500 Native American boarding school deaths found so far. Haitian refugee boat capsizes near Puerto Rico. North Korea’s first COVID outbreak.
Probe identifies 500 Native American boarding school deaths so far
Last June, Interior Secretary Deb Haaland announced a federal probe of Native American boarding schools that operated in the US from the early 19th century to the mid-20th century. The purpose of these institutions was to forcibly assimilate the children of Native American tribes into white, Christian culture.
These state-sponsored programs forcibly deported children from their tribal lands to attend these schools, often far away from their families. Children at the schools were forbidden to speak their native languages and suffered immense hardship and abuse. Native scholars say that the cruelties that children endured in these schools have left a lasting mark on Native American communities, creating a generational legacy of poverty, marginalization, mental health issues, and substance abuse.
However, many of the children never came home. One of the objectives of this probe is to identify children who died at these schools, locate their graves, and repatriate their remains to their tribes if possible. So far, the investigation has identified 403 assimilation schools that operated in 37 states or territories. The records of 20 of those schools have thus far been carefully studied, pointing to at least 500 children who died in their care. Researchers expect that the final number may be in the thousands or even tens of thousands. Common causes of death were disease, abuse, and accidental injuries.
At least 11 dead after migrant boat capsizes near Puerto Rico
Yesterday, a boat carrying an unknown number of Haitian migrants capsized in the waters off Desecheo Island near Puerto Rico. An ongoing US Coast Guard rescue operation has so far located 38 survivors, while 11 people have been confirmed dead.
In recent months, Haitians have been making desperate and dangerous attempts to flee poverty, gang violence, and political unrest in their country. Many have resorted to boarding unseaworthy and overcrowded boats in a bid to reach US waters. Less than a week ago, the US Coast Guard and Dominican Navy rescued 68 people in the Mona Passage, a stretch of ocean between Puerto Rico and Hispaniola (the island shared by Haiti and the Dominican Republic). Back in March, a boat carrying 300 Haitian migrants ran aground in the Florida Keys.
North Korea reports its first COVID outbreak
North Korea has reported is first COVID cases and deaths.
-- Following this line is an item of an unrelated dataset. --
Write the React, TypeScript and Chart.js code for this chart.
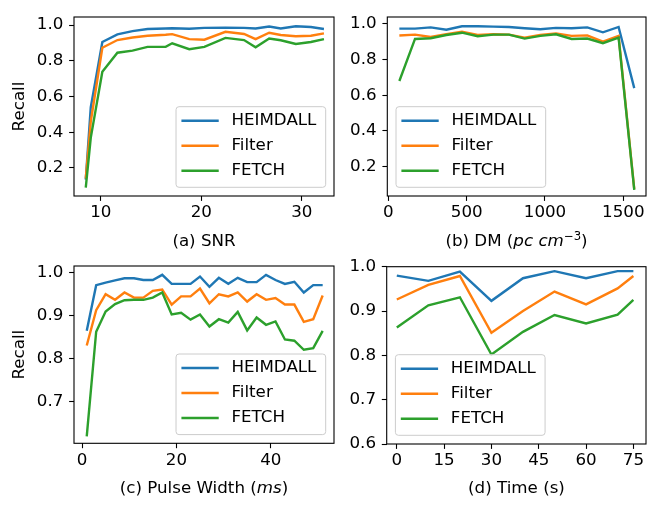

According to the Korean Central News Agency, North Korea’s official broadcaster, 6 people have died so far. Since late April, KCNA reports that 350,000 people have been treated for fever, of which 162,000 have recovered.
Since the country is lacking in COVID-19 testing kits and other medical equipment, it’s impossible to reliably estimate how many North Koreans may have been infected. Scientists have been able to confirm that omicron variant is responsible. Outside experts fear that COVID could be especially deadly in North Korea since many of its people are unvaccinated and malnourished.
Over two years ago, North Korea closed its borders tightly in hopes of shutting out the disease. This has made it difficult to obtain aid from China, North Korea’s western neighbor and closest political ally. The loss of outside aid and a poor harvest have led to widespread food shortages in the country.
North Korea’s leadership has also refused offers of Chinese vaccines. Some have speculated that this may have been due to concerns over their effectiveness.